Goal: Gather each line of the entries below that includes "with".

Material supplied:
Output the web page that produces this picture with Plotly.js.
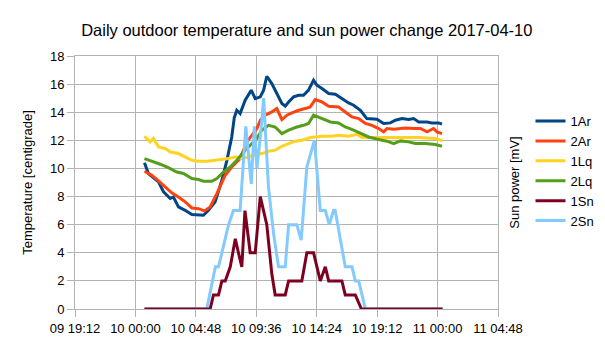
* * *
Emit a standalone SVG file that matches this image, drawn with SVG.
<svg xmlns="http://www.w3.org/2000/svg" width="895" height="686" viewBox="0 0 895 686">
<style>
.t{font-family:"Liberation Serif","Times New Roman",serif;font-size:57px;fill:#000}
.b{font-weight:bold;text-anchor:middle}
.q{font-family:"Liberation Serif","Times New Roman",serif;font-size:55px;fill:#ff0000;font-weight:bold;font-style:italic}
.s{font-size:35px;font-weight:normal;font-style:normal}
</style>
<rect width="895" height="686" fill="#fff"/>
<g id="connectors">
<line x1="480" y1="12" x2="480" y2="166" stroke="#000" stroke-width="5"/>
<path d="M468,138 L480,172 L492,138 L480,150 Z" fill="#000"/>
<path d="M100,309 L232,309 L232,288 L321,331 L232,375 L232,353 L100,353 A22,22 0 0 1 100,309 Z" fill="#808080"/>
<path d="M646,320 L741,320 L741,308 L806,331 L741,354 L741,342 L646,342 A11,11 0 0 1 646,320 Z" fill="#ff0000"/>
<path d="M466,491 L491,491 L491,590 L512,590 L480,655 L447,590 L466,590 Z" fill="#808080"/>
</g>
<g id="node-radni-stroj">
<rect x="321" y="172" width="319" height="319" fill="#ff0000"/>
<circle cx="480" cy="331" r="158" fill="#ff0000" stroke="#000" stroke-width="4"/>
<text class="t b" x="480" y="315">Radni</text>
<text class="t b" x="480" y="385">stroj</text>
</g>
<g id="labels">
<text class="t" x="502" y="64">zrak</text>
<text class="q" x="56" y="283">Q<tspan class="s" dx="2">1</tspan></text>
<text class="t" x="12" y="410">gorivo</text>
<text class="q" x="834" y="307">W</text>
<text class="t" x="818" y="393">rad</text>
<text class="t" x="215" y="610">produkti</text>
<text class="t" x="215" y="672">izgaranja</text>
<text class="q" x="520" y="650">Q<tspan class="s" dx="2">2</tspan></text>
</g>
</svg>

Output of the task:
Output the web page that produces this picture with Plotly.js.
Emit a standalone SVG file that matches this image, drawn with SVG.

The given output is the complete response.